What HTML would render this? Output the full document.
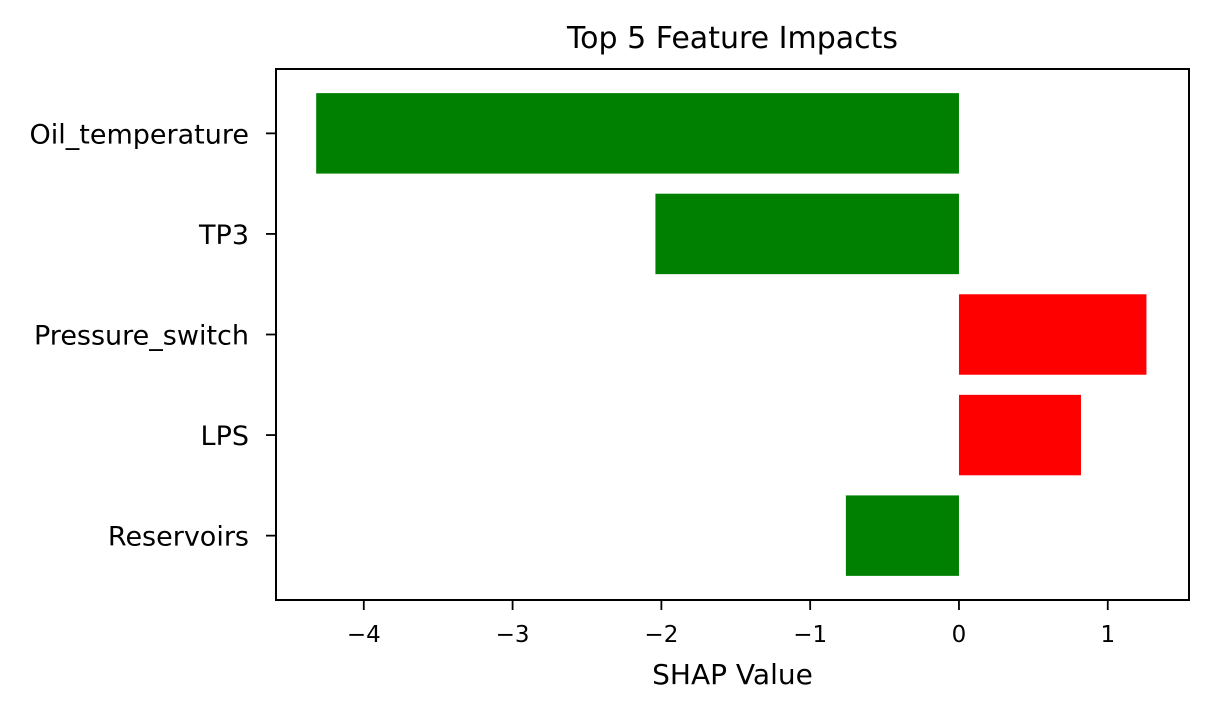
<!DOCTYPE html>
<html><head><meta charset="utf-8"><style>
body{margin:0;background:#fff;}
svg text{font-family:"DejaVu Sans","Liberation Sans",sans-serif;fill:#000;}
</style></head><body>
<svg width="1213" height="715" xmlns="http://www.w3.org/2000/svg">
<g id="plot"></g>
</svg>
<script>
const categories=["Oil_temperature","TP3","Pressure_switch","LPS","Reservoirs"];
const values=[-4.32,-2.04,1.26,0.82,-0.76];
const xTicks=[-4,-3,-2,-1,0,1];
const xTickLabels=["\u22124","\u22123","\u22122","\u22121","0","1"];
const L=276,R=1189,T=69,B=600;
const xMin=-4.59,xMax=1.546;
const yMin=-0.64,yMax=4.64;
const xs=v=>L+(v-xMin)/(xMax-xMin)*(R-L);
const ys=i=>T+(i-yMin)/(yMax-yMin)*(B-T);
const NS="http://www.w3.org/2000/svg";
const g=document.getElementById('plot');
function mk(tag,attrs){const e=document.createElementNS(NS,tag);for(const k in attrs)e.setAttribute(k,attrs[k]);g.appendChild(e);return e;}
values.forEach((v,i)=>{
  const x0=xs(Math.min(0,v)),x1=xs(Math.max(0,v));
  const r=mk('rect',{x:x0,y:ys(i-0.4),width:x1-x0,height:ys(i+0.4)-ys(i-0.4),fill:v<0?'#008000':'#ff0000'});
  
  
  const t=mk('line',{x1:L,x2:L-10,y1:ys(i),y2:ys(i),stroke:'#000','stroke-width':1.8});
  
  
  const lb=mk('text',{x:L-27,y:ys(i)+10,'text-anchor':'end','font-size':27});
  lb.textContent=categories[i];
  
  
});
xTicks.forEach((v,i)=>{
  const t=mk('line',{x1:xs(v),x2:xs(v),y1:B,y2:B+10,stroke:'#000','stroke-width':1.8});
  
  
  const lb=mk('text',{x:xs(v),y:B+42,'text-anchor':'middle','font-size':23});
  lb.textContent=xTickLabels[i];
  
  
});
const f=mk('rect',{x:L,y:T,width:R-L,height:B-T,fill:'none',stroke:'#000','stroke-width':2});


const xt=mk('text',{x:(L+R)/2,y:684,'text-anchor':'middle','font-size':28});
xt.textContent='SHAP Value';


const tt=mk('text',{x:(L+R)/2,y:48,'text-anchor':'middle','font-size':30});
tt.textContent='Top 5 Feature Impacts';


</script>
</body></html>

|---|

Give back every line exactly as it stands, pictures excluded.

What HTML would render this? Output the full document.
<!DOCTYPE html>
<html><head><meta charset="utf-8"><style>
body{margin:0;background:#fff;}
svg text{font-family:"DejaVu Sans","Liberation Sans",sans-serif;fill:#000;}
</style></head><body>
<svg width="1213" height="715" xmlns="http://www.w3.org/2000/svg">
<g id="plot"></g>
</svg>
<script>
const categories=["Oil_temperature","TP3","Pressure_switch","LPS","Reservoirs"];
const values=[-4.32,-2.04,1.26,0.82,-0.76];
const xTicks=[-4,-3,-2,-1,0,1];
const xTickLabels=["\u22124","\u22123","\u22122","\u22121","0","1"];
const L=276,R=1189,T=69,B=600;
const xMin=-4.59,xMax=1.546;
const yMin=-0.64,yMax=4.64;
const xs=v=>L+(v-xMin)/(xMax-xMin)*(R-L);
const ys=i=>T+(i-yMin)/(yMax-yMin)*(B-T);
const NS="http://www.w3.org/2000/svg";
const g=document.getElementById('plot');
function mk(tag,attrs){const e=document.createElementNS(NS,tag);for(const k in attrs)e.setAttribute(k,attrs[k]);g.appendChild(e);return e;}
values.forEach((v,i)=>{
  const x0=xs(Math.min(0,v)),x1=xs(Math.max(0,v));
  const r=mk('rect',{x:x0,y:ys(i-0.4),width:x1-x0,height:ys(i+0.4)-ys(i-0.4),fill:v<0?'#008000':'#ff0000'});
  
  
  const t=mk('line',{x1:L,x2:L-10,y1:ys(i),y2:ys(i),stroke:'#000','stroke-width':1.8});
  
  
  const lb=mk('text',{x:L-27,y:ys(i)+10,'text-anchor':'end','font-size':27});
  lb.textContent=categories[i];
  
  
});
xTicks.forEach((v,i)=>{
  const t=mk('line',{x1:xs(v),x2:xs(v),y1:B,y2:B+10,stroke:'#000','stroke-width':1.8});
  
  
  const lb=mk('text',{x:xs(v),y:B+42,'text-anchor':'middle','font-size':23});
  lb.textContent=xTickLabels[i];
  
  
});
const f=mk('rect',{x:L,y:T,width:R-L,height:B-T,fill:'none',stroke:'#000','stroke-width':2});


const xt=mk('text',{x:(L+R)/2,y:684,'text-anchor':'middle','font-size':28});
xt.textContent='SHAP Value';


const tt=mk('text',{x:(L+R)/2,y:48,'text-anchor':'middle','font-size':30});
tt.textContent='Top 5 Feature Impacts';


</script>
</body></html>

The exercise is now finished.